I’m guessing that LMD picked up some of Deutsch’s attitude.
When I was younger I wanted to be the greatest in my sport, and I think my attitude towards greatness has pretty much remained since then. I also knew it was unrealistic, so I would also have been very happy with just becoming a professional and not becoming great.
I think my attitude is the same now. I would like to become great and I’ll try, but it’s fine to be just good. Greatness isn’t needed to be happy.
The idea I got from Deutsch is sort of like: society is broken, the default status quo is broken, so you have to be way better than most people just to avoid disaster. It’s not that you have to be super skilled in order to do awesome stuff; it’s just that everyone who isn’t super skilled does awful stuff. Like Deutsch basically says if you aren’t a top 0.001% outlier, then you will be an abusive parent (I’m not exaggerating; he’s actually used stronger rhetoric than that including comparisons with slavery). For Deutsch, you have to be one of the very best just to be OK, decent, acceptable – you actually don’t really get to be considered great or special for doing that. It’s all stick, no carrot. It’s toxic.
Rand has a similar idea to this. AS:
“Don’t be astonished, Miss Taggart,” said Dr. Akston, smiling, “and don’t make the mistake of thinking that these three pupils of mine are some sort of superhuman creatures. They’re something much greater and more astounding than that: they’re normal men—a thing the world has never seen—and their feat is that they managed to survive as such. It does take an exceptional mind and a still more exceptional integrity to remain untouched by the brain-destroying influences of the world’s doctrines, the accumulated evil of centuries—to remain human, since the human is the rational.”
They say: current society is corrupting and that the normal ought to be way more rational. Although Akston also says his pupils have exceptional minds and integrity to not be corrupted. Would the pupils be even greater having been brought up in a rational society? Would most people be able to run copper companies like Fransisco did? The problem is that Akston calls them both normal and exceptional. My guess is that the difference between the pupils and the rest of the population would be less than it was, but they would still be among the greats.
A practical result of this is that many of Deutsch’s fans lie about wanting all types and strengths of criticism on all topics, lie about their openness to debate, lie about how open to outlier ideas they are, lie about being thick-skinned, and lie about liking and wanting intellectual conversations when they are actually having negative emotions. They can feel especially pressured to be great regarding this specific issue to avoid Deutsch’s moral condemnation,
I think it bothered me only a little when I admitted I couldn’t take unbounded criticism. I think I must’ve felt the moral pressure some, at least. But I had also picked up on that society is irrational so I couldn’t expect that much from my upbringing and changing isn’t so easy, so it should be fine to not already being able to handle unbounded criticism. Also admitting meant being honest which was a great counterweight.

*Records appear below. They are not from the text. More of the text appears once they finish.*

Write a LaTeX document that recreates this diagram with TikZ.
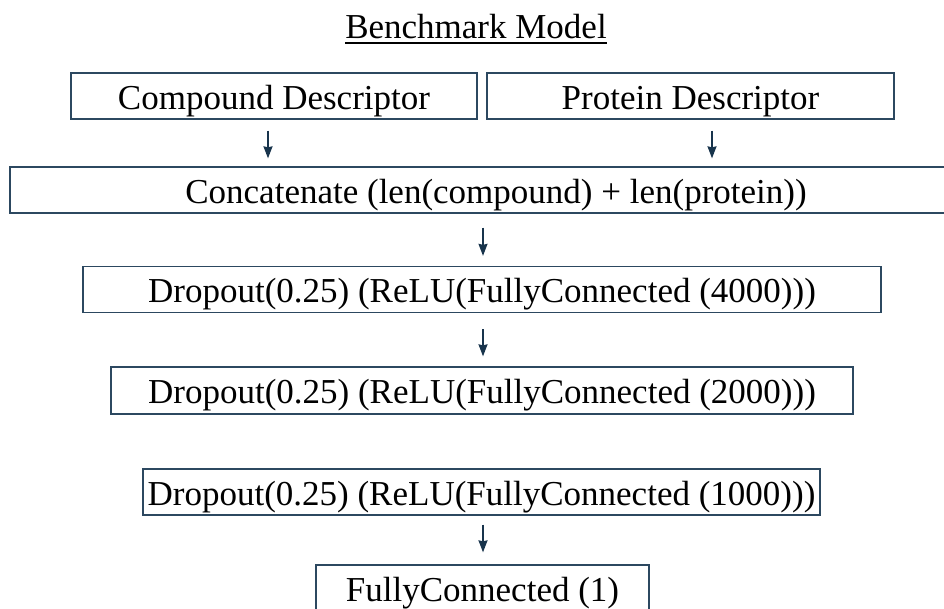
\documentclass[tikz,border=0pt]{standalone}
\usepackage{fontspec}
\setmainfont{Liberation Serif}
\usepackage{xcolor}
\usetikzlibrary{arrows.meta}
\definecolor{boxline}{RGB}{44,72,96}
\definecolor{arrline}{RGB}{24,52,76}
\tikzset{every node/.append style={font=\fontsize{35}{42}\selectfont}}
\tikzset{layer/.style={draw=boxline, line width=1.3pt, inner sep=0pt, minimum height=46pt, text height=36pt, text depth=10pt}}
\tikzset{flow/.style={->, arrline, line width=1.4pt}}

\begin{document}
\begin{tikzpicture}[x=1pt, y=-1pt, >={Stealth[length=12pt, width=9pt, inset=1pt]}]
    \useasboundingbox (0,0) rectangle (944,608);
    \node[inner sep=0pt, anchor=base] (title) at (476,38) {Benchmark Model};
    \draw[line width=1.6pt] ([yshift=-5pt]title.base west) -- ([yshift=-5pt]title.base east);
    \node[layer, minimum width=406pt] (compound) at (274,96) {Compound Descriptor};
    \node[layer, minimum width=407pt] (protein) at (690.5,96) {Protein Descriptor};
    \node[layer, minimum width=972pt] (concat) at (496,190) {Concatenate (len(compound) + len(protein))};
    \node[layer, minimum width=798pt, minimum height=45pt] (drop4k) at (482,289.5) {Dropout(0.25) (ReLU(FullyConnected (4000)))};
    \node[layer, minimum width=742pt, minimum height=47pt] (drop2k) at (482,390.5) {Dropout(0.25) (ReLU(FullyConnected (2000)))};
    \node[layer, minimum width=677pt] (drop1k) at (481.5,492) {Dropout(0.25) (ReLU(FullyConnected (1000)))};
    \node[layer, minimum width=333pt, minimum height=47pt] (fc) at (482.5,588.5) {FullyConnected (1)};
    % arrows between the layers
    \coordinate (c1) at (268,0);
    \coordinate (c2) at (712,0);
    \coordinate (c3) at (483,0);
    \draw[flow, shorten <=11pt, shorten >=8pt] (c1 |- compound.south) -- (c1 |- concat.north);
    \draw[flow, shorten <=11pt, shorten >=8pt] (c2 |- protein.south) -- (c2 |- concat.north);
    \draw[flow, shorten <=14pt, shorten >=10pt] (c3 |- concat.south) -- (c3 |- drop4k.north);
    \draw[flow, shorten <=16pt, shorten >=10pt] (c3 |- drop4k.south) -- (c3 |- drop2k.north);
    \draw[flow, shorten <=9pt, shorten >=12pt] (c3 |- drop1k.south) -- (c3 |- fc.north);
\end{tikzpicture}
\end{document}
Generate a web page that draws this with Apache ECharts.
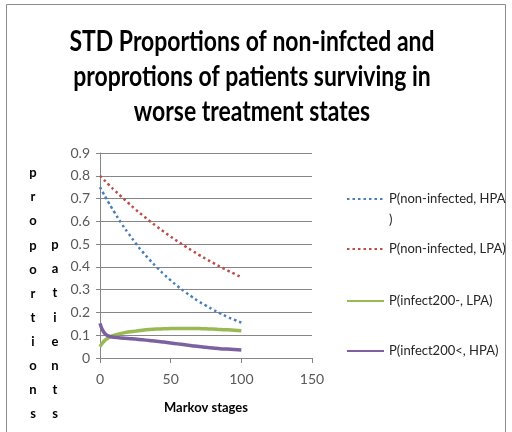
<!DOCTYPE html>
<html><head><meta charset="utf-8">
<script src="https://cdn.jsdelivr.net/npm/echarts@6/dist/echarts.min.js"></script>
<style>html,body{margin:0;padding:0;background:#fff}#c{width:512px;height:432px}</style>
</head><body><div id="c"></div>
<script>
const titleLines = ["STD Proportions of non-infcted and", "proprotions of patients surviving in", "worse treatment states"];
const xName = "Markov stages";
const yNameCol1 = "proportions";
const yNameCol2 = "patients";
const seriesNames = ["P(non-infected, HPA)", "P(non-infected, LPA)", "P(infect200-, LPA)", "P(infect200<, HPA)"];
const xTicks = [0, 50, 100, 150];
const yTicks = [0, 0.1, 0.2, 0.3, 0.4, 0.5, 0.6, 0.7, 0.8, 0.9];
const stages = [0, 2, 4, 6, 8, 10, 15, 20, 25, 30, 35, 40, 45, 50, 55, 60, 65, 70, 75, 80, 85, 90, 95, 100];
const nonInfHPA = [0.75, 0.727, 0.705, 0.683, 0.662, 0.642, 0.592, 0.548, 0.506, 0.467, 0.432, 0.399, 0.369, 0.341, 0.315, 0.291, 0.269, 0.248, 0.230, 0.212, 0.196, 0.181, 0.168, 0.155];
const nonInfLPA = [0.80, 0.787, 0.775, 0.762, 0.750, 0.738, 0.709, 0.681, 0.653, 0.627, 0.602, 0.578, 0.555, 0.533, 0.512, 0.491, 0.472, 0.453, 0.435, 0.418, 0.401, 0.385, 0.370, 0.355];
const inf200mLPA = [0.05, 0.068, 0.080, 0.089, 0.095, 0.100, 0.108, 0.114, 0.118, 0.122, 0.125, 0.127, 0.128, 0.129, 0.130, 0.130, 0.130, 0.129, 0.128, 0.127, 0.125, 0.124, 0.122, 0.120];
const inf200lHPA = [0.152, 0.120, 0.104, 0.097, 0.093, 0.091, 0.088, 0.086, 0.083, 0.080, 0.077, 0.074, 0.070, 0.066, 0.062, 0.058, 0.054, 0.050, 0.047, 0.044, 0.041, 0.039, 0.037, 0.035];

const colors = ["#4a7ebb", "#be4b48", "#98b954", "#7d60a0"];
const allData = [nonInfHPA, nonInfLPA, inf200mLPA, inf200lHPA];
const chart = echarts.init(document.getElementById('c'), null, {renderer: 'canvas'});
const FONT = 'Lato, "Open Sans", sans-serif';
const legendTops = [167.5, 239, 291, 341];
const series = allData.map((vals, k) => ({
  name: seriesNames[k],
  type: 'line',
  smooth: true,
  symbol: 'none',
  data: stages.map((s, i) => [s, vals[i]]),
  lineStyle: k < 2 ? {color: colors[k], width: 2.5, type: [2.5, 3]} : {color: colors[k], width: 3.5},
  itemStyle: {color: colors[k]}
}));
const legends = seriesNames.map((n, k) => ({
  data: [n], left: 346, top: legendTops[k], orient: 'vertical',
  itemWidth: 37, itemHeight: 14, itemGap: 0,
  itemStyle: {opacity: 0},
  formatter: k === 0 ? (name) => '\n' + name.replace(')', '\n)') : '{name}',
  textStyle: {fontFamily: FONT, fontSize: 13, color: '#262626', lineHeight: k === 0 ? 21 : 20},
  padding: 0, selectedMode: false
}));
chart.setOption({
  animation: false,
  backgroundColor: '#fff',
  grid: {left: 100, right: 200, top: 153, bottom: 74, containLabel: false},
  legend: legends,
  xAxis: {
    type: 'value', min: xTicks[0], max: xTicks[xTicks.length - 1], interval: 50,
    axisLine: {show: true, lineStyle: {color: '#868686'}},
    axisTick: {show: true, length: 5, lineStyle: {color: '#868686'}},
    splitLine: {show: false},
    axisLabel: {fontFamily: FONT, fontSize: 14, color: '#595959', margin: 14},
    name: xName, nameLocation: 'middle', nameGap: 43,
    nameTextStyle: {fontFamily: FONT, fontSize: 13, fontWeight: 'bold', color: '#000'}
  },
  yAxis: {
    type: 'value', min: yTicks[0], max: yTicks[yTicks.length - 1], interval: 0.1,
    axisLine: {show: true, lineStyle: {color: '#868686'}},
    axisTick: {show: true, length: 4, lineStyle: {color: '#868686'}},
    splitLine: {show: true, lineStyle: {color: '#868686'}},
    axisLabel: {fontFamily: FONT, fontSize: 14, color: '#595959', margin: 10}
  },
  graphic: [
    {type: 'rect', shape: {x: 6.5, y: 4.5, width: 499, height: 440}, style: {fill: 'none', stroke: '#8c8c8c', lineWidth: 1}, silent: true},
    ...titleLines.map((t, i) => ({
      type: 'text', x: 252, y: 42 + i * 35, scaleX: 0.82, originX: 0,
      style: {text: t, fontFamily: FONT, fontSize: 28, fontWeight: 'bold', fill: '#000', align: 'center', verticalAlign: 'middle'}
    })),
    {type: 'text', x: 33, y: 161, style: {text: yNameCol1.split('').join('\n'), fontFamily: FONT, fontSize: 13, fontWeight: 'bold', fill: '#000', lineHeight: 24.1, align: 'center', verticalAlign: 'top'}},
    {type: 'text', x: 55, y: 233, style: {text: yNameCol2.split('').join('\n'), fontFamily: FONT, fontSize: 13, fontWeight: 'bold', fill: '#000', lineHeight: 24.1, align: 'center', verticalAlign: 'top'}}
  ],
  series: series
});
</script></body></html>
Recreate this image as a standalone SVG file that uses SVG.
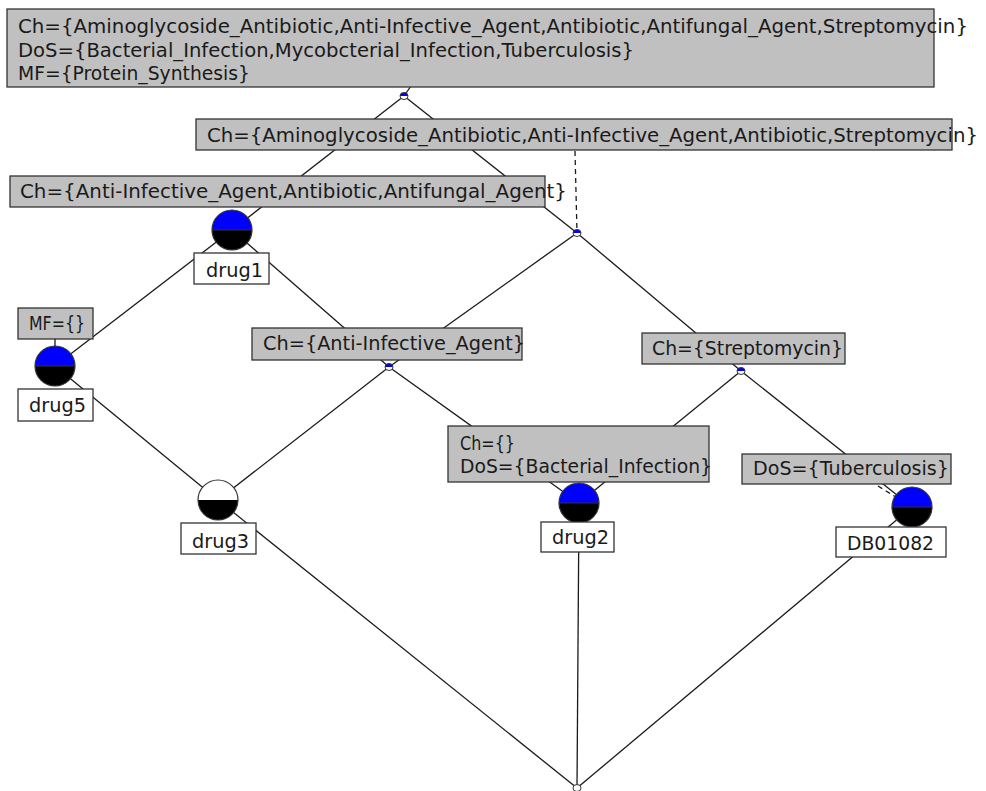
<svg xmlns="http://www.w3.org/2000/svg" xmlns:xlink="http://www.w3.org/1999/xlink" width="986" height="791" viewBox="0 0 986 791">
<style>
.edge{stroke:#1a1a1a;stroke-width:1.3;fill:none}
.dash{stroke:#1a1a1a;stroke-width:1.3;fill:none;stroke-dasharray:5,4}
.lbl{fill:#c0c0c0;stroke:#333;stroke-width:1.3}
.obj{fill:#fff;stroke:#333;stroke-width:1.3}
text{font-family:"DejaVu Sans","Liberation Sans",sans-serif;font-size:19px;fill:#1a1a1a}
</style>
<defs>
<g id="fullNode"><path d="M-20,0 A20,20 0 0 1 20,0 Z" fill="#0000ff"/><path d="M-20,0 A20,20 0 0 0 20,0 Z" fill="#000"/><circle r="20" fill="none" stroke="#333" stroke-width="1.2"/><line x1="-20" y1="0" x2="20" y2="0" stroke="#333" stroke-width="1"/></g>
<g id="halfNode"><path d="M-20,0 A20,20 0 0 1 20,0 Z" fill="#fff"/><path d="M-20,0 A20,20 0 0 0 20,0 Z" fill="#000"/><circle r="20" fill="none" stroke="#333" stroke-width="1.2"/></g>
<g id="smallNode"><path d="M-4,0 A4,3.5 0 0 1 4,0 Z" fill="#0000ff"/><path d="M-4,0 A4,3.5 0 0 0 4,0 Z" fill="#fff"/><ellipse rx="4" ry="3.5" fill="none" stroke="#333" stroke-width="1"/></g>
<g id="bottomNode"><ellipse rx="4" ry="3.5" fill="#fff" stroke="#333" stroke-width="1"/></g>
</defs>
<rect width="986" height="791" fill="#fff"/>
<g id="connectors">
<line class="edge" x1="404" y1="96" x2="232" y2="230"/>
<line class="edge" x1="404" y1="96" x2="577" y2="233"/>
<line class="edge" x1="232" y1="230" x2="55" y2="366"/>
<line class="edge" x1="232" y1="230" x2="389" y2="367"/>
<line class="edge" x1="577" y1="233" x2="389" y2="367"/>
<line class="edge" x1="577" y1="233" x2="741" y2="371"/>
<line class="edge" x1="55" y1="366" x2="218" y2="500"/>
<line class="edge" x1="389" y1="367" x2="218" y2="500"/>
<line class="edge" x1="389" y1="367" x2="579" y2="503"/>
<line class="edge" x1="741" y1="371" x2="579" y2="503"/>
<line class="edge" x1="741" y1="371" x2="912" y2="507"/>
<line class="edge" x1="218" y1="500" x2="577" y2="788"/>
<line class="edge" x1="579" y1="503" x2="577" y2="788"/>
<line class="edge" x1="912" y1="507" x2="577" y2="788"/>
<line class="edge" x1="404" y1="96" x2="411" y2="86"/>
<line class="dash" x1="575" y1="151" x2="577" y2="233"/>
<line class="dash" x1="878" y1="486" x2="912" y2="507"/>
</g>
<g id="node-top">
<rect class="lbl" x="7" y="9" width="927" height="78"/>
<text x="18" y="33" textLength="950" lengthAdjust="spacingAndGlyphs">Ch={Aminoglycoside_Antibiotic,Anti-Infective_Agent,Antibiotic,Antifungal_Agent,Streptomycin}</text>
<text x="18" y="57" textLength="616" lengthAdjust="spacingAndGlyphs">DoS={Bacterial_Infection,Mycobcterial_Infection,Tuberculosis}</text>
<text x="18" y="80" textLength="232" lengthAdjust="spacingAndGlyphs">MF={Protein_Synthesis}</text>
<use xlink:href="#smallNode" x="404" y="96"/>
</g>
<g id="node-n2">
<rect class="lbl" x="196" y="119" width="756" height="31"/>
<text x="207" y="142" textLength="771" lengthAdjust="spacingAndGlyphs">Ch={Aminoglycoside_Antibiotic,Anti-Infective_Agent,Antibiotic,Streptomycin}</text>
<use xlink:href="#smallNode" x="577" y="233"/>
</g>
<g id="node-drug1">
<rect class="lbl" x="10" y="176" width="535" height="31"/>
<text x="20" y="198" textLength="547" lengthAdjust="spacingAndGlyphs">Ch={Anti-Infective_Agent,Antibiotic,Antifungal_Agent}</text>
<use xlink:href="#fullNode" x="232" y="230"/>
<rect class="obj" x="194" y="253" width="75" height="31"/>
<text x="206" y="277" textLength="57" lengthAdjust="spacingAndGlyphs">drug1</text>
</g>
<g id="node-drug5">
<rect class="lbl" x="18" y="308" width="75" height="31"/>
<text x="29" y="330" textLength="56" lengthAdjust="spacingAndGlyphs">MF={}</text>
<line class="edge" x1="55" y1="339" x2="55" y2="346"/>
<use xlink:href="#fullNode" x="55" y="366"/>
<rect class="obj" x="18" y="389" width="75" height="32"/>
<text x="29" y="412" textLength="57" lengthAdjust="spacingAndGlyphs">drug5</text>
</g>
<g id="node-anti">
<rect class="lbl" x="252" y="328" width="270" height="32"/>
<text x="263" y="350" textLength="262" lengthAdjust="spacingAndGlyphs">Ch={Anti-Infective_Agent}</text>
<use xlink:href="#smallNode" x="389" y="367"/>
</g>
<g id="node-strep">
<rect class="lbl" x="642" y="333" width="203" height="31"/>
<text x="652" y="355" textLength="191" lengthAdjust="spacingAndGlyphs">Ch={Streptomycin}</text>
<use xlink:href="#smallNode" x="741" y="371"/>
</g>
<g id="node-drug3">
<use xlink:href="#halfNode" x="218" y="500"/>
<rect class="obj" x="181" y="523" width="75" height="31"/>
<text x="192" y="548" textLength="57" lengthAdjust="spacingAndGlyphs">drug3</text>
</g>
<g id="node-drug2">
<rect class="lbl" x="448" y="426" width="261" height="56"/>
<text x="460" y="450" textLength="55" lengthAdjust="spacingAndGlyphs">Ch={}</text>
<text x="460" y="473" textLength="252" lengthAdjust="spacingAndGlyphs">DoS={Bacterial_Infection}</text>
<use xlink:href="#fullNode" x="579" y="503"/>
<rect class="obj" x="541" y="522" width="73" height="30"/>
<text x="552" y="544" textLength="57" lengthAdjust="spacingAndGlyphs">drug2</text>
</g>
<g id="node-db01082">
<rect class="lbl" x="742" y="454" width="209" height="30"/>
<text x="753" y="475" textLength="196" lengthAdjust="spacingAndGlyphs">DoS={Tuberculosis}</text>
<use xlink:href="#fullNode" x="912" y="507"/>
<rect class="obj" x="836" y="527" width="110" height="30"/>
<text x="847" y="550" textLength="87" lengthAdjust="spacingAndGlyphs">DB01082</text>
</g>
<g id="node-bottom">
<use xlink:href="#bottomNode" x="577" y="788"/>
</g>
</svg>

Roark wouldn’t care about being great in the sense of being around the same quality as Cameron was. But he might’ve cared about making objectively great buildings? Would he still want to be an architect if he was worse at it? I think to a significant degree he would. Unless he was absolutely terrible at it I think he would still do architecture and be happy with it. He was still happy doing small projects after the Stoddard trial. I think he cared more about the integrity and honesty of his work and buildings. I think he cared about doing the best he could do, and not compromising when he saw a better way to do a building.
Thanks for article, I think it was really important and helpful.